Only the results of one test remain a tightly held secret, the IQ test. This is not the test used by MENSA, it is a test tailored for a particular sport, in this case, basketball.
The test in current use is the AIQ (Athletic Intelligence Quotient) which has replaced the Wonderlic version. We, the fans, cannot judge its usefulness by comparing scores of elite, average and below average players. You can read about the AIQ and the specifics of it’s sections at the Athletic Intelligence Measures website here.
NBA execs have this information, and use it in varying degrees when they fill out their draft board. The Mel Kipers of the world probably have these scores as well.

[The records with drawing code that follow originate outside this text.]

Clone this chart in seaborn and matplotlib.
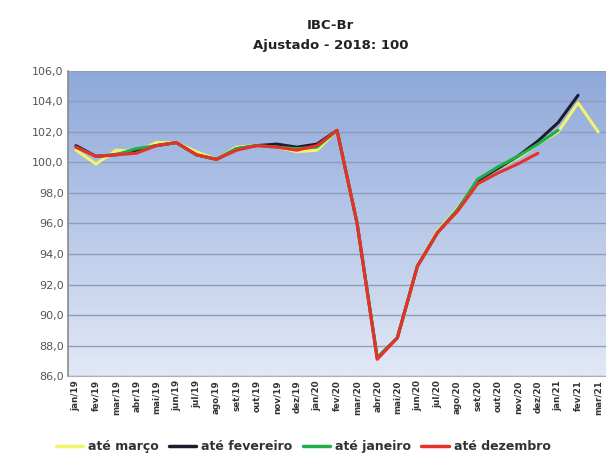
import numpy as np
import pandas as pd
import matplotlib
matplotlib.use("Agg")
import matplotlib.pyplot as plt
import seaborn as sns

months = ["jan/19", "fev/19", "mar/19", "abr/19", "mai/19", "jun/19", "jul/19", "ago/19",
          "set/19", "out/19", "nov/19", "dez/19", "jan/20", "fev/20", "mar/20", "abr/20",
          "mai/20", "jun/20", "jul/20", "ago/20", "set/20", "out/20", "nov/20", "dez/20",
          "jan/21", "fev/21", "mar/21"]

ate_marco = [100.8, 99.9, 100.8, 100.7, 101.3, 101.3, 100.7, 100.2, 101.0, 101.1, 101.0, 100.7,
             100.8, 102.1, 96.0, 87.2, 88.5, 93.2, 95.5, 97.0, 98.8, 99.6, 100.3, 101.2,
             102.0, 103.9, 102.0]
ate_fevereiro = [101.1, 100.4, 100.5, 100.8, 101.1, 101.3, 100.5, 100.2, 100.9, 101.1, 101.2, 101.0,
                 101.2, 102.1, 96.0, 87.2, 88.5, 93.2, 95.4, 96.9, 98.8, 99.6, 100.4, 101.4,
                 102.6, 104.4]
ate_janeiro = [101.0, 100.4, 100.5, 100.9, 101.1, 101.3, 100.5, 100.2, 100.9, 101.1, 101.0, 100.9,
               101.0, 102.1, 96.0, 87.2, 88.5, 93.2, 95.4, 96.9, 98.9, 99.7, 100.4, 101.2,
               102.1]
ate_dezembro = [101.0, 100.4, 100.5, 100.6, 101.1, 101.3, 100.5, 100.2, 100.8, 101.1, 101.0, 100.8,
                101.1, 102.1, 96.0, 87.1, 88.5, 93.2, 95.4, 96.8, 98.6, 99.3, 99.9, 100.6]

series_names = ["até março", "até fevereiro", "até janeiro", "até dezembro"]
series_values = [ate_marco, ate_fevereiro, ate_janeiro, ate_dezembro]
series_colors = ["#F4F46A", "#1C1C2E", "#1FAF4A", "#E8302A"]

rows = []
for name, vals in zip(series_names, series_values):
    for i, v in enumerate(vals):
        rows.append({"idx": i, "valor": v, "serie": name})
df = pd.DataFrame(rows)

sns.set_style("white")
plt.rcParams['font.family'] = ['DejaVu Sans']

fig = plt.figure(figsize=(6.06, 4.57), dpi=100)
ax = fig.add_axes([0.112, 0.177, 0.89, 0.668])

xmin, xmax = -0.4, 26.45

# gradient background
grad = np.linspace(0, 1, 256).reshape(-1, 1)
top = np.array([0x8E, 0xA8, 0xDA]) / 255
bot = np.array([0xE2, 0xE8, 0xF6]) / 255
img = top[None, None, :] * (1 - grad[:, :, None]) + bot[None, None, :] * grad[:, :, None]
ax.imshow(img, extent=[xmin, xmax, 86, 106], aspect="auto", zorder=0, origin="upper")

sns.lineplot(data=df, x="idx", y="valor", hue="serie", hue_order=series_names,
             palette=series_colors, linewidth=2.2, ax=ax, legend=False, zorder=3)

ax.set_xlim(xmin, xmax)
ax.set_ylim(86, 106)
yt = np.arange(86, 106.1, 2)
ax.set_yticks(yt)
ax.set_yticklabels([f"{v:.1f}".replace(".", ",") for v in yt], fontsize=8, color="#555555")
ax.set_xticks(range(len(months)))
ax.set_xticklabels(months, rotation=90, fontsize=6.3, color="#333333", fontweight="bold")
ax.tick_params(axis="both", length=0, pad=3)
for y in yt:
    ax.axhline(y, color="#8E9CB8", linewidth=1.0, zorder=1)
ax.set_xlabel("")
ax.set_ylabel("")
for s in ["top", "right"]:
    ax.spines[s].set_visible(False)
ax.spines["left"].set_color("#8A8A8A")
ax.spines["bottom"].set_color("#B0B0B0")
ax.spines["left"].set_linewidth(1.2)

fig.text(0.545, 0.945, "IBC-Br", ha="center", va="center", fontsize=9.5, fontweight="bold", color="#222222")
fig.text(0.545, 0.900, "Ajustado - 2018: 100", ha="center", va="center", fontsize=9.5, fontweight="bold", color="#222222")

handles = [plt.Line2D([0], [0], color=c, linewidth=2.5) for c in series_colors]
fig.legend(handles, series_names, loc="center", bbox_to_anchor=(0.5, 0.022), ncol=4, frameon=False,
           prop={"size": 9, "weight": "bold"}, labelcolor="#333333",
           handlelength=2.2, columnspacing=0.8, handletextpad=0.4)

fig.savefig("out.png", dpi=100, facecolor="white")
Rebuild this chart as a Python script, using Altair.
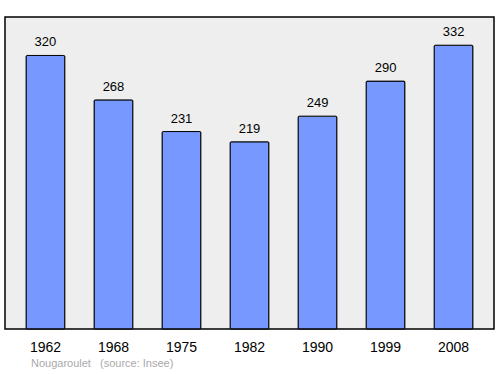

A high basketball IQ is as important as the other measurable in determining the ratings of draftees. It would be surprising if Elfrid Payton‘s AIQ wasn’t the highest on the New York Knicks. It is likely that Dennis Smith jr. or Julius Randle have the highest scores, if skills are quantified with a score, in the categories that emphasize athleticism. It would not be that surprising if Mitchell Robinson or RJ Barrett had the best combination of scores across the board.
The most important trait in the very elite players is character. A competitor who has an indomitable will and an unselfish approach, who puts the team and winning first, has the character to lead and inspire others. They may not be loved by their teammates in the moment, but they will always be respected. George Karl‘s description of Carmelo Anthony‘s lack of leadership in Kristian Winfield 2016 piece rings true.
“He (Melo) really lit my fuse with his low demand of himself on defense,” he (Karl) continued. “He had no commitment to the hard, dirty work of stopping the other guy. But since Carmelo only played hard on one side of the ball, he made it plain he couldn’t lead the Nuggets, even though he said he wanted to.”
It takes a lot of smarts and a bit of luck to be continually successful in the draft. It also takes draft picks. The Nuggets have done a fine job of building their team through the draft, in part by using the #1 they received in the Melo trade to draft Jamal Murray. Let’s hope the New York Knicks can do the same.